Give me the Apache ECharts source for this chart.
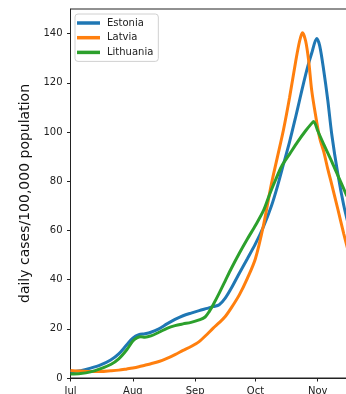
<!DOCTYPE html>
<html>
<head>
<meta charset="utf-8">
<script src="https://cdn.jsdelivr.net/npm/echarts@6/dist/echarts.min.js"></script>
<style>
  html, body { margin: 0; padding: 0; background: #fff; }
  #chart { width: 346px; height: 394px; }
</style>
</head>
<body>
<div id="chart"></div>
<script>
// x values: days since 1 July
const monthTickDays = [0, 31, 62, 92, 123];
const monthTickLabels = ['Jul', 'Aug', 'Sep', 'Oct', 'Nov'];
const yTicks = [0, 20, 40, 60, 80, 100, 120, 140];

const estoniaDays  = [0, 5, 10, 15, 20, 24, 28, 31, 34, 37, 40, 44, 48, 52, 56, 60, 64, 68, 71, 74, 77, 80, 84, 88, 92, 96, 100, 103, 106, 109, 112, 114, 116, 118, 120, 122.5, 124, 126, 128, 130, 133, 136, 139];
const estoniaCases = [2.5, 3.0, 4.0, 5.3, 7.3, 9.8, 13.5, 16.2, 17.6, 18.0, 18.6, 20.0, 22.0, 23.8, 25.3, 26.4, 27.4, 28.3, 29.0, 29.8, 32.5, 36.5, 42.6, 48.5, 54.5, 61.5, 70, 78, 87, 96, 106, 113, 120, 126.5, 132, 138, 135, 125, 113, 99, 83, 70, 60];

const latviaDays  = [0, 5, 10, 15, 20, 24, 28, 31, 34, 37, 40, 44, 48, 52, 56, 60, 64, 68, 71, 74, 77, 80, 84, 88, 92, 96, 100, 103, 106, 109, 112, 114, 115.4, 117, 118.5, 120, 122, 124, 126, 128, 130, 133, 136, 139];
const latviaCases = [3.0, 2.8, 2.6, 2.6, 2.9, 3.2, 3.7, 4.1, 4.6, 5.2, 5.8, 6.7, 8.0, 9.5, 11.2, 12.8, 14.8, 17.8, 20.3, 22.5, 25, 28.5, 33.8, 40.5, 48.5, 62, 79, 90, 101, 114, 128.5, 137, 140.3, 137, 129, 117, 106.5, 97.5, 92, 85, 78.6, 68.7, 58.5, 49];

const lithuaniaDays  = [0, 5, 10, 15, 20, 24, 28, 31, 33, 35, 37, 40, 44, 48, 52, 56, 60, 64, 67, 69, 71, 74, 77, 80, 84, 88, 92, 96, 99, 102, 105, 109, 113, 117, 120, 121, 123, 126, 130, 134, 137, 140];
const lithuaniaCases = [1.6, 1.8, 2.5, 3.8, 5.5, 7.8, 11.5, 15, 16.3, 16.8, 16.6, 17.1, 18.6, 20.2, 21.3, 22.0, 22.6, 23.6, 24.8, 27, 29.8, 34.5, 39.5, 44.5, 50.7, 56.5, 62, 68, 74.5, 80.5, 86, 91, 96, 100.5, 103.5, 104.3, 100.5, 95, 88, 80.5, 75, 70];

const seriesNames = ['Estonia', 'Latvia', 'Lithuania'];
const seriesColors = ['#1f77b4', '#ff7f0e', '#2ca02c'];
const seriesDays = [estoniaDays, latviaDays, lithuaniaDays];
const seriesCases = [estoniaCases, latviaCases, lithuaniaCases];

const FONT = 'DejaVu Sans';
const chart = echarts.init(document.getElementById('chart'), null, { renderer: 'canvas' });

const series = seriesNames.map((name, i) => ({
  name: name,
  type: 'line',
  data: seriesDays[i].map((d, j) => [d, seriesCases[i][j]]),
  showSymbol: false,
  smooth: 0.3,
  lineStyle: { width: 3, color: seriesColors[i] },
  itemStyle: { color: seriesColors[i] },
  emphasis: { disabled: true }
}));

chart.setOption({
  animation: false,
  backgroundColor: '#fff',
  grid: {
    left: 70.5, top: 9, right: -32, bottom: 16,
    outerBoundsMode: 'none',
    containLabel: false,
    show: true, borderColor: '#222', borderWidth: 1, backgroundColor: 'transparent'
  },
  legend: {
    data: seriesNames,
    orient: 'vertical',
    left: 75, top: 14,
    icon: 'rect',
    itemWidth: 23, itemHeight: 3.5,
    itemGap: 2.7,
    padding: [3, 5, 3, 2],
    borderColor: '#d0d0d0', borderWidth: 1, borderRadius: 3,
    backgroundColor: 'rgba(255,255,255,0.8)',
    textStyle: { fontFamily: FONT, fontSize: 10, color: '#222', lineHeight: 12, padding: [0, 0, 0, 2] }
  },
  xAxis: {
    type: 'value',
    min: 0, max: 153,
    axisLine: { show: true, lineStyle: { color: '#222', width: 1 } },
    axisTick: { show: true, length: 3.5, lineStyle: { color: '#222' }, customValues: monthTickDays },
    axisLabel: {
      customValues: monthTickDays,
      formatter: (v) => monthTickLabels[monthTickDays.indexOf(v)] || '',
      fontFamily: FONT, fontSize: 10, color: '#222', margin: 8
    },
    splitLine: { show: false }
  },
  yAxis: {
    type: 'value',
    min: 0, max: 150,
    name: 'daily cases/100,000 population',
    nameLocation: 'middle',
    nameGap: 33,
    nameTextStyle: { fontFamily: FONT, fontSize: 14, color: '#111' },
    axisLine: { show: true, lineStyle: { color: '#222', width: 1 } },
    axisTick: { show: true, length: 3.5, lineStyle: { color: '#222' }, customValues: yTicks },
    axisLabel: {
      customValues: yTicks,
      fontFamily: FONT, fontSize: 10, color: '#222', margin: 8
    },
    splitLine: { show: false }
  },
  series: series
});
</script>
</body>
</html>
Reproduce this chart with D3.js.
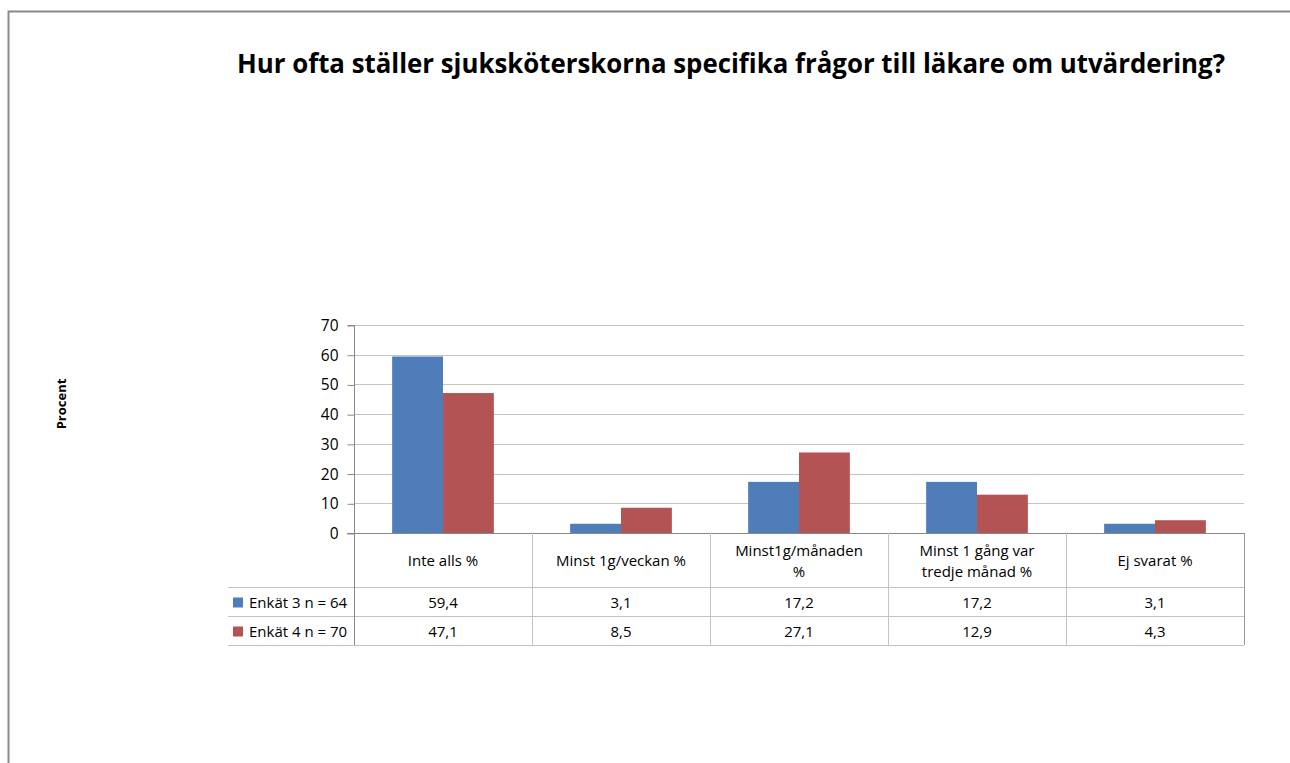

- _What to do_
Set down word for word the lines from the first entry through the line with "const yTicks = [0, 20, 40, 60, 80, 100, 120, 140];", both included, omitting pictures.

- _Output for this task_
Give me the Apache ECharts source for this chart.
<!DOCTYPE html>
<html>
<head>
<meta charset="utf-8">
<script src="https://cdn.jsdelivr.net/npm/echarts@6/dist/echarts.min.js"></script>
<style>
  html, body { margin: 0; padding: 0; background: #fff; }
  #chart { width: 346px; height: 394px; }
</style>
</head>
<body>
<div id="chart"></div>
<script>
// x values: days since 1 July
const monthTickDays = [0, 31, 62, 92, 123];
const monthTickLabels = ['Jul', 'Aug', 'Sep', 'Oct', 'Nov'];
const yTicks = [0, 20, 40, 60, 80, 100, 120, 140];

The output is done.